_Exercise input_:
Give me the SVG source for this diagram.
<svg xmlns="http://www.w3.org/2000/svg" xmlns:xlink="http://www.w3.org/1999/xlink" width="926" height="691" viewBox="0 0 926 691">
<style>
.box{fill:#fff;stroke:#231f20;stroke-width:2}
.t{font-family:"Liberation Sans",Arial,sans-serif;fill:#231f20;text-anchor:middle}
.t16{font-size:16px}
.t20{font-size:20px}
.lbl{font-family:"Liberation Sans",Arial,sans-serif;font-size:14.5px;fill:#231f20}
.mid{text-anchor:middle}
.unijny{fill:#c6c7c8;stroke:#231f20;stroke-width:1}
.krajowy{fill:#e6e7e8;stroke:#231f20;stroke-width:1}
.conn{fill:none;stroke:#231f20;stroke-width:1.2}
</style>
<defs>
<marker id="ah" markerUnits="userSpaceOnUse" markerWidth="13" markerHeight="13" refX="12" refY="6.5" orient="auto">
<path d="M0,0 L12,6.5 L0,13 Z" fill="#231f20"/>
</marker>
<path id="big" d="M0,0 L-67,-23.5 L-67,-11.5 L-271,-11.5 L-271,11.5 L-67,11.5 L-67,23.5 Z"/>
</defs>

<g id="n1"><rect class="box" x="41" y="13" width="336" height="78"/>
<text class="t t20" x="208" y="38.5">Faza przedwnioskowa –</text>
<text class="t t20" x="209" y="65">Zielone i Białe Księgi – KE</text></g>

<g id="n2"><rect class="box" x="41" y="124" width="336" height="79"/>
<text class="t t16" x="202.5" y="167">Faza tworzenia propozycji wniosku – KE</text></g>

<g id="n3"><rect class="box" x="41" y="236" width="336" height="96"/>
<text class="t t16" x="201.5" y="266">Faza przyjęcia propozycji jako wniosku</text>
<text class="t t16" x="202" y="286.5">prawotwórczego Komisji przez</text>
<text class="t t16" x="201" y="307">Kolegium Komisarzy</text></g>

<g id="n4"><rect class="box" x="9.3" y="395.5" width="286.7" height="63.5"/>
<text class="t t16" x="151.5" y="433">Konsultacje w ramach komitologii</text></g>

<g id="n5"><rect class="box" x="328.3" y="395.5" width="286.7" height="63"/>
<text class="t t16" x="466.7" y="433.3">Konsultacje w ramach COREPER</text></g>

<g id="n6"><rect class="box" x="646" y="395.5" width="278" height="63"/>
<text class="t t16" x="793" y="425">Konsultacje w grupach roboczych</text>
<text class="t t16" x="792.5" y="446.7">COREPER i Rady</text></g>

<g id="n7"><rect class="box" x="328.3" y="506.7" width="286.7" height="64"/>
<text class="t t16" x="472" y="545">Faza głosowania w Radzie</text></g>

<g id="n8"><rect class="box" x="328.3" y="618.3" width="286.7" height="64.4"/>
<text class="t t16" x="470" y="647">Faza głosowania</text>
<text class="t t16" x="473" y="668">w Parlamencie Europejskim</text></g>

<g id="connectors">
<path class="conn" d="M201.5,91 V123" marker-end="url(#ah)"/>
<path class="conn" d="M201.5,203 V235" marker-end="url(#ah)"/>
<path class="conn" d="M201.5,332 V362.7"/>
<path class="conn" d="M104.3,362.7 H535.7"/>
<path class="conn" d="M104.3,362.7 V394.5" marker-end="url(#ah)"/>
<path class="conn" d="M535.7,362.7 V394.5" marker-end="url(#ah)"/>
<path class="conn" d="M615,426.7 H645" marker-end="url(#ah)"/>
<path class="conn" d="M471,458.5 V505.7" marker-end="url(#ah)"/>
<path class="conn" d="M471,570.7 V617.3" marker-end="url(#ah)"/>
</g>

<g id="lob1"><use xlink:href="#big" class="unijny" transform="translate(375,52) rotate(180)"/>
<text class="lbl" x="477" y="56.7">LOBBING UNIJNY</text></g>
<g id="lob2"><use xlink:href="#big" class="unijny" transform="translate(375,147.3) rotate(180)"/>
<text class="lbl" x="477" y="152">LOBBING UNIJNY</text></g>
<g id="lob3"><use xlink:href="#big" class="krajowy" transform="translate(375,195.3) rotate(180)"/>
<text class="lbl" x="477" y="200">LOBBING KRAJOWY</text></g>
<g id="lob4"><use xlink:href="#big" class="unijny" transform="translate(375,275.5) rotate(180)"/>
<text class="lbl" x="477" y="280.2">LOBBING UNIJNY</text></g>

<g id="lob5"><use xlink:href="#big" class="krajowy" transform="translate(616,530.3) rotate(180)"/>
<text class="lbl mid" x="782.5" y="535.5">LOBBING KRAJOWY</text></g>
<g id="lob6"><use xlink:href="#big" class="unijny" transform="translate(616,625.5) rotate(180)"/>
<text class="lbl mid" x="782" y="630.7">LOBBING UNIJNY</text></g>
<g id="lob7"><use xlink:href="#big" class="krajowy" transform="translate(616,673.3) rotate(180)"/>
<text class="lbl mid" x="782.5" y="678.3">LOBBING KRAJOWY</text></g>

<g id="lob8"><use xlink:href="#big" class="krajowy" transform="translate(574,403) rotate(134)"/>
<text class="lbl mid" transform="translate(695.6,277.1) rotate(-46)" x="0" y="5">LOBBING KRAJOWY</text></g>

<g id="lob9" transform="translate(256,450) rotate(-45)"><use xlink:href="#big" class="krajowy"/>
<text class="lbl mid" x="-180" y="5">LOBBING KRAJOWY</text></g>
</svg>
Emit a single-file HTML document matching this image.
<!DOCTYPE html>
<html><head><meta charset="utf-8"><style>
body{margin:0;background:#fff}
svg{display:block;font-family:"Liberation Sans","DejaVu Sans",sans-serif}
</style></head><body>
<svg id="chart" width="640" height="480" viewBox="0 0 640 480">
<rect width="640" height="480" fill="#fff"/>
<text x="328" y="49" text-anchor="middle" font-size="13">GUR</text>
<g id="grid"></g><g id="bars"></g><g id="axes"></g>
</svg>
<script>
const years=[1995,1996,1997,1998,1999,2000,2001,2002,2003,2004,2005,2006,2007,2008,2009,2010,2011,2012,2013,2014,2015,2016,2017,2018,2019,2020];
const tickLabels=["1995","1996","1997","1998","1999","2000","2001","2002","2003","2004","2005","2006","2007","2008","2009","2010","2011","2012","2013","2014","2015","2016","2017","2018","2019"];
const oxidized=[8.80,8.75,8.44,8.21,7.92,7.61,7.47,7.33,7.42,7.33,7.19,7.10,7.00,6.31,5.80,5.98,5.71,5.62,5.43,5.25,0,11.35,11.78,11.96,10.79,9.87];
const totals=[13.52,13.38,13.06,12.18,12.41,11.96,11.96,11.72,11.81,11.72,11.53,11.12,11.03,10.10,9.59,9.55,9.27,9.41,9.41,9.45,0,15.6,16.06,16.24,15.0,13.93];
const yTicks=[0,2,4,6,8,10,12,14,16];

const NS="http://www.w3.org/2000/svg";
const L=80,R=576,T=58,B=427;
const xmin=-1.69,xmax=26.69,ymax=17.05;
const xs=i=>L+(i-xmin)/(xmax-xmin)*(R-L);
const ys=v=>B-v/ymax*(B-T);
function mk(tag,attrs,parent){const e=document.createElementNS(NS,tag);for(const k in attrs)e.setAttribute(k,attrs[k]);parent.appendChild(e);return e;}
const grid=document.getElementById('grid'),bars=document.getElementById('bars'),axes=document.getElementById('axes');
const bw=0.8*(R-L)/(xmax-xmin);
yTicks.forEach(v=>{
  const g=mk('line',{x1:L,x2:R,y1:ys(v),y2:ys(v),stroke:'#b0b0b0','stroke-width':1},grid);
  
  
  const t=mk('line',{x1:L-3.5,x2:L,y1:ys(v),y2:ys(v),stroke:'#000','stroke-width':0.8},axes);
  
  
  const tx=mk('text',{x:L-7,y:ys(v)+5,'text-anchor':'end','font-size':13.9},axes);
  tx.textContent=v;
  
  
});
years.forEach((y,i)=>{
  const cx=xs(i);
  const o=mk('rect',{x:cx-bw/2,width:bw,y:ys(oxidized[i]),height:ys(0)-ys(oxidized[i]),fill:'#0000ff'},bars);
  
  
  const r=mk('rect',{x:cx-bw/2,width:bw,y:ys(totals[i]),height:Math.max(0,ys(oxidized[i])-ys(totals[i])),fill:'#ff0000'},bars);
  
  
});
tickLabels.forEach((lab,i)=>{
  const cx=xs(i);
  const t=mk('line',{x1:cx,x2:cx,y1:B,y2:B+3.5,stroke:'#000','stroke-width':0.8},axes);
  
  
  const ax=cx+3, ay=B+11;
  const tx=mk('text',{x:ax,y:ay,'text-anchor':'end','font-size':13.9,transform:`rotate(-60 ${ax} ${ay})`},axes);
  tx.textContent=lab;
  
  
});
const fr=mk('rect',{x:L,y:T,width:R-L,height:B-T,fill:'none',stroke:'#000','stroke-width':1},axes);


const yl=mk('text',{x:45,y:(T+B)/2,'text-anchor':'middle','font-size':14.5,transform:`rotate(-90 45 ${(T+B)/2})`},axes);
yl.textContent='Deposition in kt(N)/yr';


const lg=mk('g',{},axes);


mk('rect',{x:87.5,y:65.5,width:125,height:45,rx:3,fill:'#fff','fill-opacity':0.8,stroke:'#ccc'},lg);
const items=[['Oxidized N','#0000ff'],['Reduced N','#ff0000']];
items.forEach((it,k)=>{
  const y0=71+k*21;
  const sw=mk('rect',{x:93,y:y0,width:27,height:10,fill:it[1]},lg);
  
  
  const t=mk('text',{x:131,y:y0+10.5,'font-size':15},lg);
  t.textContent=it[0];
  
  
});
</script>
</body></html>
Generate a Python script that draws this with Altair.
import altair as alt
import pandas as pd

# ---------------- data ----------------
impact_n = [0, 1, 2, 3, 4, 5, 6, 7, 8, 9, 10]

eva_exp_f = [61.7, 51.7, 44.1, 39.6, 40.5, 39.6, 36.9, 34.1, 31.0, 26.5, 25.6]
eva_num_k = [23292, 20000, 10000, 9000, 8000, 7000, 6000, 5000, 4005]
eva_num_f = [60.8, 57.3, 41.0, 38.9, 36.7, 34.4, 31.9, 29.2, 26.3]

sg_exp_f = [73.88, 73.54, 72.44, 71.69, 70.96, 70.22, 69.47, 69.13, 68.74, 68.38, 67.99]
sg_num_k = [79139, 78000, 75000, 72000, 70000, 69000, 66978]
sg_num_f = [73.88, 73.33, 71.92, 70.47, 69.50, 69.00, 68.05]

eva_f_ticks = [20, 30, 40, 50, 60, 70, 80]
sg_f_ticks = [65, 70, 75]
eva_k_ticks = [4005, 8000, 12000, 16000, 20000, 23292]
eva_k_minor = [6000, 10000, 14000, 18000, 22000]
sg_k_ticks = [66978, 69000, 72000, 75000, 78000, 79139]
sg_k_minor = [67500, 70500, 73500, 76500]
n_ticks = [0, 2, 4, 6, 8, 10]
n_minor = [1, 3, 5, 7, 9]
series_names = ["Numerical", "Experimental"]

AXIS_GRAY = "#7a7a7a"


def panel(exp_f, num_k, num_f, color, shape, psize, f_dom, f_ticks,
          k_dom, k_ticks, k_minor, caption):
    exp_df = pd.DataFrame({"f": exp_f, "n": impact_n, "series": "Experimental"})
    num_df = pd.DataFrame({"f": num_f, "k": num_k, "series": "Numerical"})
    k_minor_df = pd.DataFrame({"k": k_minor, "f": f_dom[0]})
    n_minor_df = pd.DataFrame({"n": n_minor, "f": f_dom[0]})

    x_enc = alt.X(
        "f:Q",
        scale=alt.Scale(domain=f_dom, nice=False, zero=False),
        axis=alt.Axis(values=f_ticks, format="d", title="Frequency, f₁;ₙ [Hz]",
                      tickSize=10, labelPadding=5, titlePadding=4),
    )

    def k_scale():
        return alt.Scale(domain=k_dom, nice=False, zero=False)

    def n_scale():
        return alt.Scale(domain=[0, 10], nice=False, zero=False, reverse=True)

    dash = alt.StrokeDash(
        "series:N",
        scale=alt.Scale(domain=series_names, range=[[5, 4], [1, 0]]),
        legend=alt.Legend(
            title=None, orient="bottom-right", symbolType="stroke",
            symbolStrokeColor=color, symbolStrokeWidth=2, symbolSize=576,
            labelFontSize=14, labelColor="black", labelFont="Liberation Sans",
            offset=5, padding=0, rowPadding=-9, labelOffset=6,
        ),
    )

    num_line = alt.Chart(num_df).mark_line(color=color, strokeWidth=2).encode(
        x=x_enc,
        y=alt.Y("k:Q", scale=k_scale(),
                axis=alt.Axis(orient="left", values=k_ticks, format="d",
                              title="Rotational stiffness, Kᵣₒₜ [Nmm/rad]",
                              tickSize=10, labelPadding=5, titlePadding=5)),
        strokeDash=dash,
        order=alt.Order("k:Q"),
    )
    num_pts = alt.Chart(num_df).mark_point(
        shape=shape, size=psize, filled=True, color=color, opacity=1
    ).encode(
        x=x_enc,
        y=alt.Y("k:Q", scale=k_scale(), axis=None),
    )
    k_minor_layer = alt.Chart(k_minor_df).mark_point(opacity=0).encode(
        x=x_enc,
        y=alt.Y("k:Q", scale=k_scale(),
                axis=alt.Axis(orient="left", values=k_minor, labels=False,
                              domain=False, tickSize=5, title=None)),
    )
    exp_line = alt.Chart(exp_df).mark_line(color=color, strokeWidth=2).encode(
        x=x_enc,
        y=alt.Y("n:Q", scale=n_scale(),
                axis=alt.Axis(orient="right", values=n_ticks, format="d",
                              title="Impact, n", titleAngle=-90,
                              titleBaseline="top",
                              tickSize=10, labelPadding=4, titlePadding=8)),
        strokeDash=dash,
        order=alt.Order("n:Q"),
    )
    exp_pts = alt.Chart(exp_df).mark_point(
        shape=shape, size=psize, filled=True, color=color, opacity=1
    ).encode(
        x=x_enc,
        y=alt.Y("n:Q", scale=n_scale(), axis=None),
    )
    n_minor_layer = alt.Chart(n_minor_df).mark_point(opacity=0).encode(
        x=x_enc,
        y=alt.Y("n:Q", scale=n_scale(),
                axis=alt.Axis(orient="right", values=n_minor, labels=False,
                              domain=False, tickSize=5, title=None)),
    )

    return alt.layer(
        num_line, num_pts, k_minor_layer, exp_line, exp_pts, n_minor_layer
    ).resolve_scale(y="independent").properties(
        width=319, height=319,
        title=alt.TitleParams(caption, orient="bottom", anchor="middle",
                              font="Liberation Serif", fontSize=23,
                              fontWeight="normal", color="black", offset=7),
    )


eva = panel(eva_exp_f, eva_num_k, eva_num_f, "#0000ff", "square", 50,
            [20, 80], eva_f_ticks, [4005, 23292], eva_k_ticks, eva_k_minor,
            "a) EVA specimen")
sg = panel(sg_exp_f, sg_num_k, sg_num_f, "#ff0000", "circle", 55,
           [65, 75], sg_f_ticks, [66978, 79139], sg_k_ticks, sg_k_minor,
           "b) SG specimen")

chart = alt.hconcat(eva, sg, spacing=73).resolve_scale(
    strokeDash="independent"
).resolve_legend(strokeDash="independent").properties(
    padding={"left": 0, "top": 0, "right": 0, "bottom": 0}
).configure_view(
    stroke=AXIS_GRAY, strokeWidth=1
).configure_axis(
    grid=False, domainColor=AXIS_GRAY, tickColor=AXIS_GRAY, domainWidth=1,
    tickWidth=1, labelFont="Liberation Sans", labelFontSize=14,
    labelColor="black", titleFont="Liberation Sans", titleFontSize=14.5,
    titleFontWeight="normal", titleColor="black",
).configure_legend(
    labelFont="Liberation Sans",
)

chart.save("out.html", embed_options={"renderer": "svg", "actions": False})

_Task goal_: Looking at the data above, return every line from the one with "Generate a Python" down to the one with "impact_n = [0, 1, 2, 3, 4, 5, 6, 7, 8, 9, 10]", exactly and inclusively.

_Reply to the exercise_:
Generate a Python script that draws this with Altair.
import altair as alt
import pandas as pd

# ---------------- data ----------------
impact_n = [0, 1, 2, 3, 4, 5, 6, 7, 8, 9, 10]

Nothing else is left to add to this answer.